Some of the terms for keeping the Old Covenant, or how to live it, were eating kosher foods, doing no work on the Sabbath, treating the poor and foreigners with justice. Some blessings for keeping the Old Covenantwere freedom from slavery and oppression, possessing the Promised Land, and prosperity. Some curses for failing to keep the covenant were being conquered by foreign nations, pestilence, and poverty.

In the New Covenant, the terms are these: poverty, hunger, weeping, and suffering insult. The blessings for keeping the covenant are inheriting the kingdom of God, being satisfied, laughing, and rejoicing. Those who fail to keep the covenant are those who are rich, filled, laughing, and well-liked. Their curses are to have no consolation to look forward to, to become hungry, to begin weeping, and to be insulted later.
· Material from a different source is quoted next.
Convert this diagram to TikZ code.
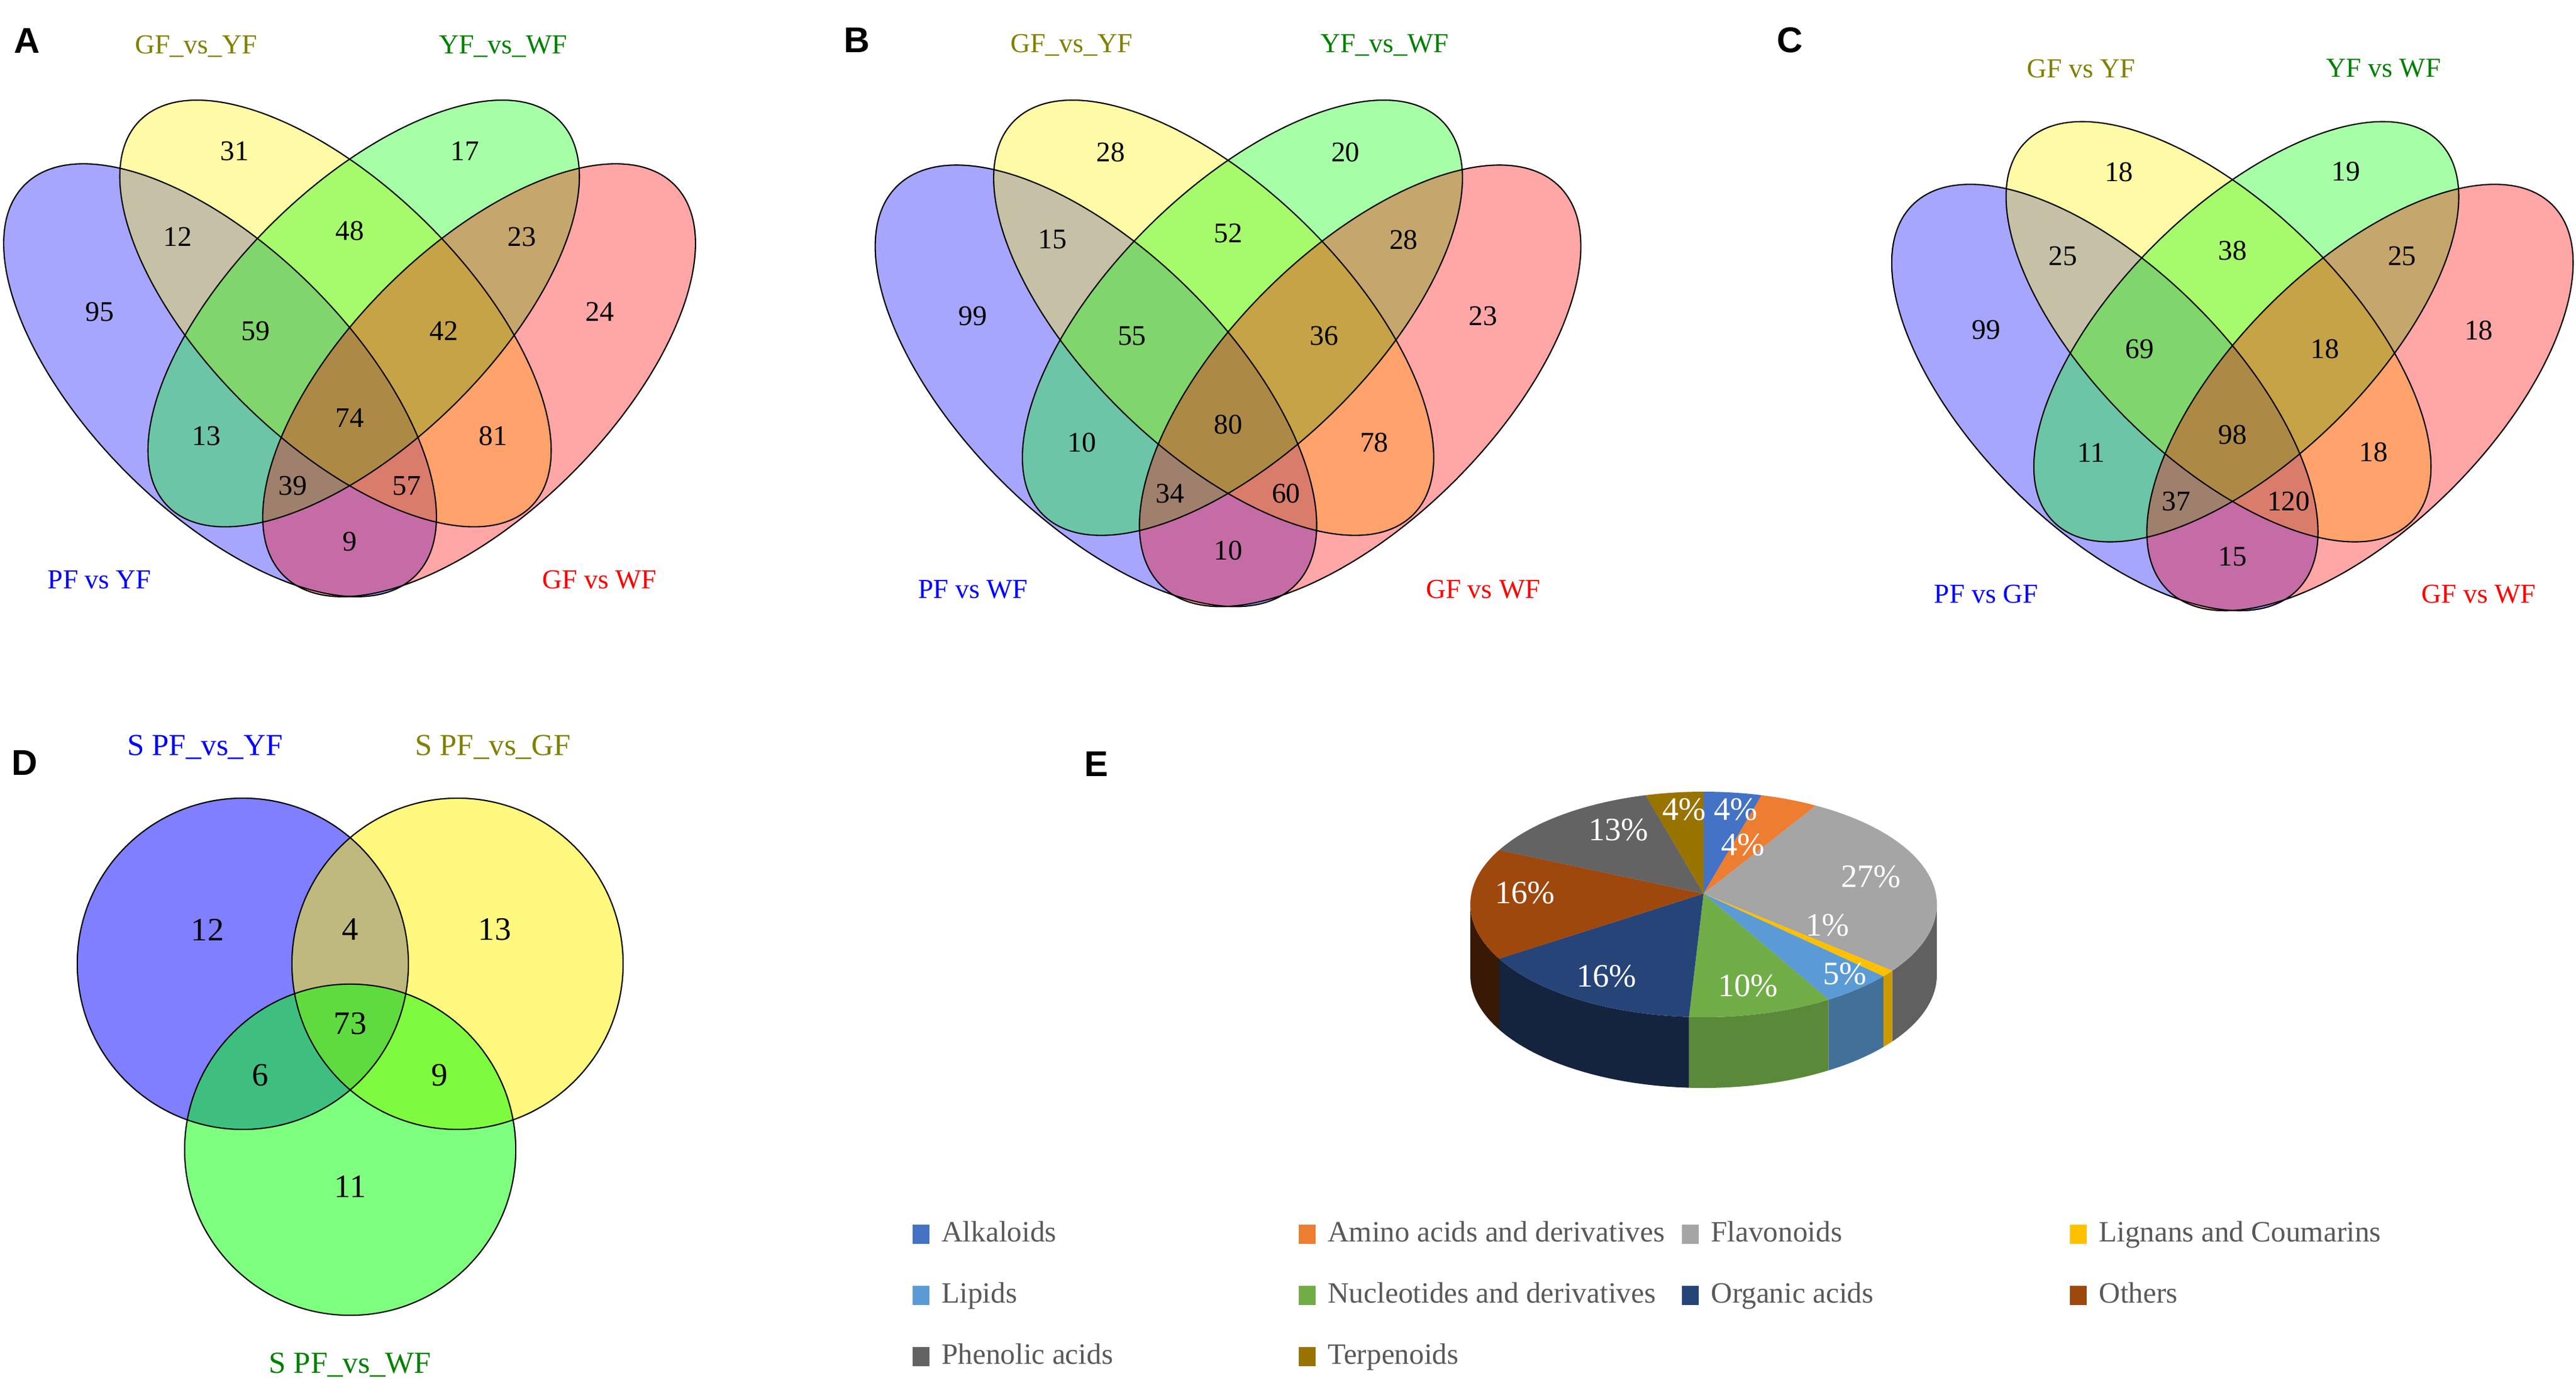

Now obviously, we do not need to be poor, hungry, weeping, and insulted at every moment to keep the New Covenant. Even Jesus did not live that way! What Jesus is calling us to do relates to that theme I asked you to keep in mind earlier: to be filled, we must first be emptied. The way to live the New Covenant, each term for keeping the New Covenant, requires us to be emptied.

We must be poor. We practice poverty by simple living, by refusing those luxuries which crowd the Lord out of our lives and which make us less available to pray and to love and serve others. Many objects and things can consume time that should be spent with others: it could be too much television, internet or sports, it could be obsessing over our stock portfolios or excessive work or study, it could be cleaning, caring for or upgrading our cars, homes, computers…anything can take that place that God and others should have. Our challenge is to remain detached from these objects and to leave an emptiness for God to fill.

We must be hungry. Much like practicing poverty, we cannot seek ultimate satisfaction in anything in this world. Our souls are really hungry for God. We may need to fast from all those things I mentioned that we use to try and fill ourselves. We also need to feed that hunger for God with real food so that our souls do not starve. Daily prayer, weekly Mass, Bible reading, spiritual reading, education in our faith, sacred music, Catholic radio…we have so much good food around us. Our challenge is to remain hungry for the true food from God.

We must weep. Again, we cannot try to find our ultimate happiness in this world. We also need to pay attention to people who are suffering and to the sin in the world. We need to have sorrow for the suffering and for the sinners around us rather than ignore them. Our challenge is to see the world as it is, good and bad, and to have compassion on those who suffer.

Last, we must endure insults. We all want to be liked, but as Jesus said, the world at large hated him, and it will hate all who try to follow him. We must be brave enough to speak the truth, knowing that people will mock us for it. Our challenge is to trust in Christ when we suffer persecutions and insults.

To be filled, we must first be emptied. That is the bottom line of the New Covenant. Those are the terms of the covenant given to us in the Beatitudes: poverty, hunger, weeping, and suffering insults. Blessed are you, says Jesus, if you follow this way! And how great are the blessings: inheriting the kingdom of God, being satisfied down to the depths of our souls, laughing with true mirth, and rejoicing because we have remained true to the person who matters most: our savior and brother Jesus Christ!

He has ratified this covenant in his own blood, shed on the cross. At this Eucharist, when we eat his body and drink his blood, we are recommitting ourselves to following the New Covenant he has made with us. Be ready to remain true to that covenant you are renewing with Christ so you will receive the blessings, not the curses. Before approaching Holy Communion, first empty yourselves, so that you may be filled.